Of these three individuals (Lay, Skilling and Fastow), who took home the most money (largest value of “total_payments” feature)?

How much money did that person get?

In [1]:
import re
totalPayments = [(name, enron_data[name]["total_payments"]) for name in enron_data if
                 (re.search('^LAY|^SKILLING|^FASTOW', name))]
totalPayments.sort(reverse=True, key=lambda a: a[1])
print(totalPayments[0])

NameError: name 'enron_data' is not defined

# Dealing with Unfilled Features

How many folks in this dataset have a quantified salary? What about a known email address?

In [None]:
knownEmail = [name for name in enron_data if enron_data[name]["email_address"] != 'NaN']
quantifiedSalary = [name for name in enron_data if enron_data[name]["salary"] != 'NaN']

print("With known email address:", len(knownEmail))
print("With quantified salary:", len(quantifiedSalary))

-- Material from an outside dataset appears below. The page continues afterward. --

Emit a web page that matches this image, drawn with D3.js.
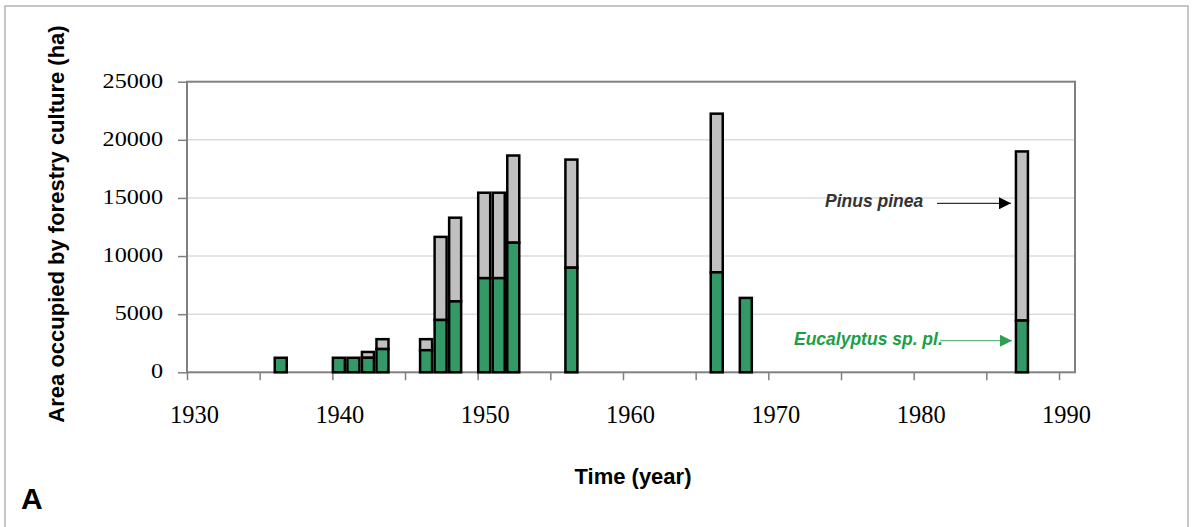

# Dict-to-array conversion

A python dictionary can’t be read directly into an sklearn classification or regression algorithm; instead, it needs a numpy array or a list of lists (each element of the list (itself a list) is a data point, and the elements of the smaller list are the features of that point).

We’ve written some helper functions (featureFormat() and targetFeatureSplit() in tools/feature_format.py) that can take a list of feature names and the data dictionary, and return a numpy array.

In the case when a feature does not have a value for a particular person, this function will also replace the feature value with 0 (zero).